Root Cause: Small packet payloads don’t utilize GPU memory bandwidth effectively
Impact: GPU excels at processing large contiguous data blocks, not many small fragments
Evidence:

  • Small packets: 43-139 byte average
  • Large packets: 26KB average
  • 200x difference in packet size correlates with performance difference

Root Cause: Many small batches reduce GPU efficiency
Impact: GPU batch processing overhead dominates with small packets
Evidence:

  • Dynamic batching attempted to optimize but couldn’t overcome fundamental limitations
  • Small packet workloads inherently unsuitable for GPU processing

Why Test 2 Showed Sequential Scaling Issues

Section titled “Why Test 2 Showed Sequential Scaling Issues”

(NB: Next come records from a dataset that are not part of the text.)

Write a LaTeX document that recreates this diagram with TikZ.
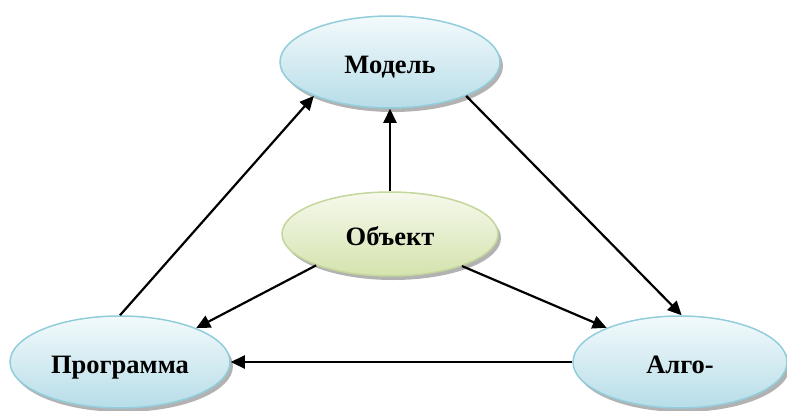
\documentclass[tikz,border=0pt]{standalone}
\usepackage{fontspec}
\setmainfont{Liberation Serif}
\usetikzlibrary{shapes.geometric,arrows.meta,shadows}
\definecolor{bluebd}{HTML}{92CDDC}
\definecolor{bluetop}{HTML}{F3FAFC}
\definecolor{bluebot}{HTML}{B7DDE8}
\definecolor{greenbd}{HTML}{C3D69B}
\definecolor{greentop}{HTML}{F6F9EC}
\definecolor{greenbot}{HTML}{D4E3AE}
\tikzset{
  oval/.style={ellipse, draw=bluebd, line width=1.5pt, top color=bluetop, bottom color=bluebot,
    drop shadow={shadow xshift=3pt, shadow yshift=-4pt, opacity=0.5, fill=black!60},
    font=\bfseries\fontsize{26.5}{30}\selectfont, inner sep=0pt, text height=23pt, text depth=0pt},
  greenoval/.style={oval, draw=greenbd, top color=greentop, bottom color=greenbot},
  arr/.style={line width=2.2pt, -{Triangle[length=14pt,width=13pt]}}
}
\begin{document}
\begin{tikzpicture}[x=1pt,y=-1pt]
\useasboundingbox (0,0) rectangle (787,410);
\node[oval, minimum width=220pt, minimum height=92pt] (model) at (390,62) {Модель};
\node[greenoval, minimum width=216pt, minimum height=84pt] (obj) at (390,234) {Объект};
\node[oval, minimum width=220pt, minimum height=92pt] (prog) at (120,362) {Программа};
\node[oval, minimum width=214pt, minimum height=92pt] (alg) at (680,362) {Алго-};
\draw[arr] (obj.north) -- (model.south);
\draw[arr] (prog.north) -- (model.204);
\draw[arr] (model.336) -- (alg.88);
\draw[arr] (obj.203) -- (prog.24);
\draw[arr] (obj.336.5) -- (alg.155.6);
\draw[arr] (alg.west) -- (prog.east);
\end{tikzpicture}
\end{document}
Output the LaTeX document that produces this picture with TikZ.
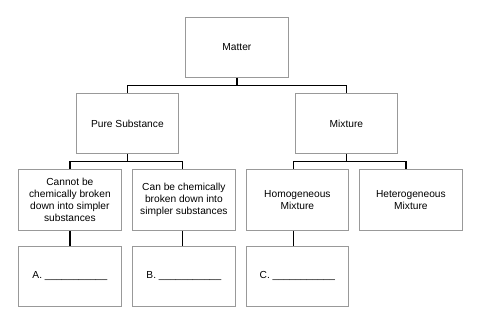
\documentclass[tikz,border=0pt]{standalone}
\usepackage{fontspec}
\setmainfont{Liberation Sans}
\begin{document}
\begin{tikzpicture}[x=1pt,y=-1pt,
  box/.style={draw=black!40, line width=0.8pt, minimum width=103pt, minimum height=61pt,
    inner sep=0pt, align=center, anchor=north west,
    font=\fontsize{10.2}{12.3}\selectfont},
  conn/.style={line width=1.4pt, draw=black}]
\useasboundingbox[fill=white] (0,0) rectangle (483,323);
\node[box, minimum height=60pt] (matter) at (185,17) {Matter};
\node[box, minimum width=102pt, minimum height=60pt] (pure) at (76,93) {Pure Substance};
\node[box, minimum width=102pt, minimum height=60pt] (mix) at (295,93) {Mixture};
\node[box] (c1) at (18,169) {Cannot be\\chemically broken\\down into simpler\\substances};
\node[box] (c2) at (132,169) {Can be chemically\\broken down into\\simpler substances};
\node[box, minimum width=102pt] (c3) at (246,169) {Homogeneous\\Mixture};
\node[box] (c4) at (359,169) {Heterogeneous\\Mixture};
\node[box, minimum height=60pt] (d1) at (18,246) {A. \_\_\_\_\_\_\_\_\_\_\_};
\node[box, minimum height=60pt] (d2) at (132,246) {B. \_\_\_\_\_\_\_\_\_\_\_};
\node[box, minimum width=102pt, minimum height=60pt] (d3) at (246,246) {C. \_\_\_\_\_\_\_\_\_\_\_};
\draw[conn] (matter.south) -- ++(0,8) coordinate (m1) -| (pure.north);
\draw[conn] (m1) -| (mix.north);
\draw[conn] (pure.south) -- ++(0,8) coordinate (p1) -| (c1.north);
\draw[conn] (p1) -| ([xshift=-1.5pt]c2.north);
\draw[conn] (mix.south) -- ++(0,8) coordinate (x1) -| ([xshift=-4pt]c3.north);
\draw[conn] (x1) -| ([xshift=-5pt]c4.north);
\draw[conn] (c1.south) -- (d1.north);
\draw[conn] ([xshift=-1.5pt]c2.south) -- ([xshift=-1.5pt]d2.north);
\draw[conn] ([xshift=-4pt]c3.south) -- ([xshift=-4pt]d3.north);
\end{tikzpicture}
\end{document}
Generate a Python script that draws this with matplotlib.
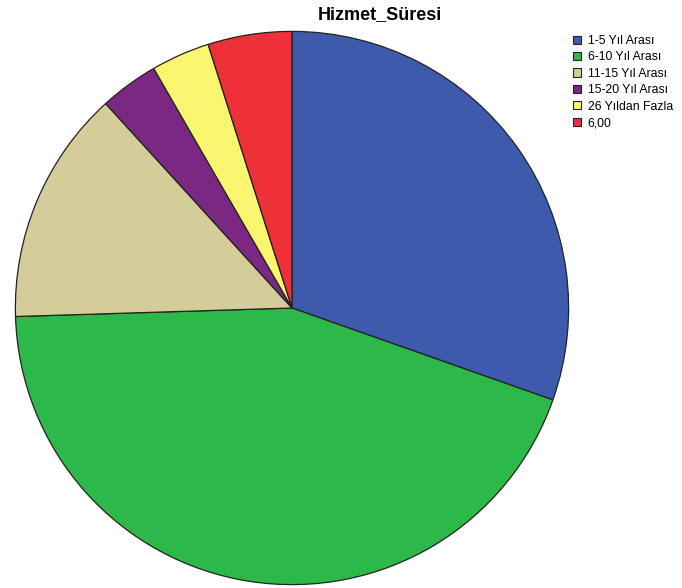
import matplotlib.pyplot as plt
from matplotlib.patches import Patch

# Hizmet süresi dağılımı (kişi sayısı)
labels = ["1-5 Yıl Arası", "6-10 Yıl Arası", "11-15 Yıl Arası",
          "15-20 Yıl Arası", "26 Yıldan Fazla", "6,00"]
counts = [62, 90, 28, 7, 7, 10]
colors = ["#3d5aad", "#2db84a", "#d4cc99", "#7b2882", "#f9f56e", "#ee3138"]

W, H = 682, 588
fig = plt.figure(figsize=(W / 100, H / 100), dpi=100)

# pie centre and radius in pixels
cx, cy, r = 292, 308, 278
ax = fig.add_axes([(cx - r) / W, (H - cy - r) / H, 2 * r / W, 2 * r / H])
ax.pie(counts, colors=colors, startangle=90, counterclock=False, radius=1,
       wedgeprops=dict(edgecolor="#222222", linewidth=0.9))
ax.set_xlim(-1.005, 1.005)
ax.set_ylim(-1.005, 1.005)
ax.set_aspect("equal")
ax.axis("off")

fig.text(380 / W, 1 - 15 / H, "Hizmet_Süresi", ha="center", va="center",
         fontsize=13, fontweight="bold", family="Liberation Sans")

handles = [Patch(facecolor=c, edgecolor="#222222", linewidth=0.8) for c in colors]
fig.legend(handles, labels, loc="upper left", bbox_to_anchor=(573 / W, 1 - 35 / H),
           frameon=False, prop={"family": "Liberation Sans", "size": 8.8},
           handlelength=0.65, handleheight=0.65, handletextpad=0.55,
           labelspacing=0.36, borderaxespad=0, borderpad=0)

fig.savefig("out.png", dpi=100)
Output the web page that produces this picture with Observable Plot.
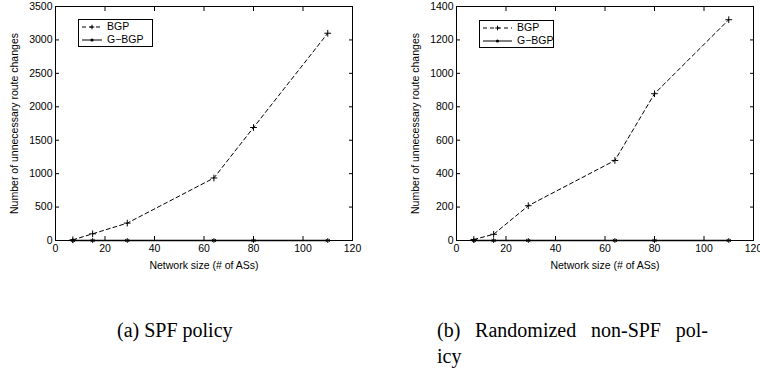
<!DOCTYPE html>
<html>
<head>
<meta charset="utf-8">
<script src="https://cdn.jsdelivr.net/npm/d3@7"></script>
<script src="https://cdn.jsdelivr.net/npm/@observablehq/plot@0.6"></script>
<style>
  html, body { margin: 0; padding: 0; background: #fff; }
  #root { position: relative; width: 760px; height: 374px; overflow: hidden; background: #fff; }
  .panel { position: absolute; top: 0; }
  .legend { position: absolute; border: 1px solid #000; background: #fff; font: 10.5px "Liberation Sans", Arial, sans-serif; color: #000; }
  .legend .row { position: absolute; left: 0; height: 12px; white-space: nowrap; }
  .legend svg { position: absolute; top: 0; }
  .legend span { position: absolute; top: -1px; }
  .cap { position: absolute; font: 20px "Liberation Serif", "Times New Roman", serif; color: #000; white-space: nowrap; }
</style>
</head>
<body>
<div id="root"></div>
<script>
// ---- data ----
const networkSize = [7, 15, 29, 64, 80, 110];
const bgpSPF      = [10, 100, 260, 935, 1690, 3100];
const gbgpSPF     = [0, 0, 0, 0, 0, 0];
const bgpRand     = [6, 37, 208, 479, 878, 1321];
const gbgpRand    = [0, 0, 0, 0, 0, 0];
const xTicks      = [0, 20, 40, 60, 80, 100, 120];
const yTicksSPF   = [0, 500, 1000, 1500, 2000, 2500, 3000, 3500];
const yTicksRand  = [0, 200, 400, 600, 800, 1000, 1200, 1400];
const seriesNames = ["BGP", "G\u2212BGP"];
const xLabel = "Network size (# of ASs)";
const yLabel = "Number of unnecessary route changes";
const captions = ["(a) SPF policy", "(b) Randomized non-SPF pol-", "icy"];

const root = document.getElementById("root");

function rows(xs, ys) { return xs.map((x, i) => ({x, y: ys[i]})); }

function makePanel({bgp, gbgp, yTicks, yMax, margins}) {
  const inward = -4;
  return Plot.plot({
    width: 380, height: 280,
    marginLeft: margins[0], marginRight: margins[1], marginTop: margins[2], marginBottom: margins[3],
    style: {fontFamily: "'Liberation Sans', Arial, sans-serif", fontSize: "10.5px", color: "#000", background: "#fff", overflow: "visible"},
    x: {domain: [0, 120]},
    y: {domain: [0, yMax]},
    marks: [
      Plot.frame({stroke: "#000", strokeWidth: 1}),
      Plot.axisX({ticks: xTicks, anchor: "bottom", tickSize: inward, tickPadding: 8, label: xLabel, labelAnchor: "center", labelArrow: "none", labelOffset: 28, tickFormat: d3.format("d")}),
      Plot.axisX({ticks: xTicks, anchor: "top", tickSize: inward, tickFormat: () => "", label: null}),
      Plot.axisY({ticks: yTicks, anchor: "left", tickSize: inward, tickPadding: 7, label: yLabel, labelAnchor: "center", labelArrow: "none", labelOffset: 45, tickFormat: d3.format("d")}),
      Plot.axisY({ticks: yTicks, anchor: "right", tickSize: inward, tickFormat: () => "", label: null}),
      Plot.line(rows(networkSize, gbgp), {x: "x", y: "y", stroke: "#000", strokeWidth: 1.6}),
      Plot.dot(rows(networkSize, gbgp), {x: "x", y: "y", symbol: "asterisk", r: 2.2, stroke: "#000", strokeWidth: 1}),
      Plot.line(rows(networkSize, bgp), {x: "x", y: "y", stroke: "#000", strokeWidth: 1, strokeDasharray: "4,3"}),
      Plot.dot(rows(networkSize, bgp), {x: "x", y: "y", symbol: "plus", r: 2.3, stroke: "#000", strokeWidth: 1})
    ]
  });
}

const left = makePanel({bgp: bgpSPF, gbgp: gbgpSPF, yTicks: yTicksSPF, yMax: 3500, margins: [55, 28, 6, 40]});
left.classList.add("panel"); left.style.left = "0px";
root.appendChild(left);

const right = makePanel({bgp: bgpRand, gbgp: gbgpRand, yTicks: yTicksRand, yMax: 1400, margins: [76, 7, 6, 40]});
right.classList.add("panel"); right.style.left = "380px";
root.appendChild(right);

function legend(x, y, w, h, textLeft) {
  const box = document.createElement("div");
  box.className = "legend";
  Object.assign(box.style, {left: x + "px", top: y + "px", width: w + "px", height: h + "px"});
  seriesNames.forEach((name, i) => {
    const row = document.createElement("div");
    row.className = "row";
    row.style.top = (i === 0 ? 1 : 14) + "px";
    row.style.width = w + "px";
    const dashed = i === 0;
    const lx0 = 3, lx1 = textLeft - 5, mx = (lx0 + lx1) / 2;
    const sym = dashed
      ? `<path d="M${mx - 2.3},6H${mx + 2.3}M${mx},3.7V8.3" stroke="#000" stroke-width="1"/>`
      : `<circle cx="${mx}" cy="6" r="1.6" fill="#000"/>`;
    row.innerHTML = `<svg width="${textLeft}" height="12" style="left:0"><line x1="${lx0}" y1="6" x2="${lx1}" y2="6" stroke="#000" stroke-width="1" ${dashed ? 'stroke-dasharray="4,3"' : ''}/>${sym}</svg><span style="left:${textLeft}px">${name}</span>`;
    box.appendChild(row);
  });
  root.appendChild(box);
}
legend(78, 19, 73, 26, 28);
legend(479, 20, 73, 26, 37);

function caption(text, x, y, width) {
  const d = document.createElement("div");
  d.className = "cap";
  d.textContent = text;
  Object.assign(d.style, {left: x + "px", top: y + "px"});
  if (width) { d.style.width = width + "px"; d.style.textAlign = "justify"; d.style.textAlignLast = "justify"; }
  root.appendChild(d);
}
caption(captions[0], 117, 319);
caption(captions[1], 437, 319, 271);
caption(captions[2], 437, 345);
</script>
</body>
</html>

Root Cause: Boyer-Moore-Horspool designed for single pattern matching
Impact: Each additional pattern requires full dataset scan on CPU
Evidence:

for pattern_id, matcher in enumerate(self.bmh_matchers):
matches = matcher.find_all_matches(packet_data, packet_id, pattern_id)
all_matches.extend(matches)

Root Cause: Pure Python implementation with Scapy PCAP loading
Impact: Limited to CPU processing power and Python interpretation overhead
Evidence:

  • No CuPy/CUDA usage despite availability
  • Sequential CPU processing only
  • Python overhead for string matching operations
  • Scapy library for PCAP parsing adds overhead

Root Cause: Repeated access to same data with poor cache utilization
Impact: Memory bandwidth wasted on redundant data access
Evidence:

  • Single pattern: Optimal memory access
  • Multiple patterns: Repeated access to same data
  • Cache efficiency decreases with pattern count

Root Cause: Different algorithms for different pattern counts
Impact: Optimal algorithm chosen based on workload characteristics
Evidence:

if len(patterns) <= BMH_MAX_PATTERNS:
# BMH for few patterns - excellent single-pattern performance
else:
# PFAC for many patterns - prevents severe degradation

Root Cause: Proper CuPy integration with efficient memory allocation
Impact: GPU memory bandwidth fully utilized
Evidence:

  • Native CuPy arrays (cp.asarray())
  • Efficient GPU memory allocation
  • Proper memory synchronization

Root Cause: Well-optimized CUDA kernels with proper thread utilization
Impact: GPU compute resources fully utilized
Evidence:

  • Raw CUDA kernels (@cp.RawKernel)
  • Optimized thread block configurations
  • Efficient shared memory usage

Root Cause: Large packets better utilize GPU architecture
Impact: Memory bandwidth and compute resources efficiently utilized
Evidence:

  • Large packets: 2-3x better performance than small packets
  • Peak performance on 500MB large packet files
  • Better GPU utilization with larger data blocks

Test 1: Performance degraded with file size due to timeout issues
Test 2: Consistent performance (~61 MB/s) across all file sizes (CPU implementation)
Test 3: Performance increases with file size up to ~500MB, then plateaus

Reasoning:

  • Small files: GPU setup overhead dominates
  • Medium files: Optimal GPU utilization
  • Large files: Memory bandwidth becomes limiting factor

Test 1: Severe degradation with multiple patterns
Test 2: Linear degradation (20x slower with 14 patterns) - CPU implementation
Test 3: Reduced degradation (50-80% performance reduction)

Reasoning:

  • Single patterns: Optimal algorithm performance
  • Few patterns: BMH maintains good performance
  • Many patterns: PFAC prevents severe degradation

Consistent across all Tests: Large packets outperform small packets

Reasoning:

  • Small packets: Poor GPU utilization, high overhead
  • Large packets: Better memory bandwidth utilization
  • GPU architecture: Optimized for large contiguous data processing

Recommendation: Implement automatic CPU/GPU selection based on packet characteristics
Rationale: Small packets perform better on CPU, large packets on GPU
Implementation: Dynamic processor selection based on average packet size

Recommendation: Implement more sophisticated multi-pattern algorithms
Rationale: Current PFAC implementation still shows performance degradation
Options: Parallel finite automaton, SIMD-optimized multi-pattern matching

Recommendation: Implement pinned memory and stream processing
Rationale: Further optimize memory bandwidth utilization
Benefits: Overlap computation and memory transfers

Recommendation: Implement robust error handling and monitoring
Rationale: Production workloads require reliability and observability
Features: Timeout management, progress monitoring, error recovery


Some final key thoughts:

  1. Understanding packet size dependencies
  2. Implementing adaptive algorithm selection
  3. Moving from CPU implementation to actual GPU acceleration
  4. Proper memory management

The final implementation successfully demonstrates that GPU acceleration can provide exceptional performance for PCAP pattern matching workloads, with peak throughput exceeding 2.5 GB/s for optimal configurations.

Key Takeaway: GPU acceleration for PCAP processing is highly effective when properly implemented, but requires careful consideration of workload characteristics, algorithm selection, and implementation quality to achieve optimal performance.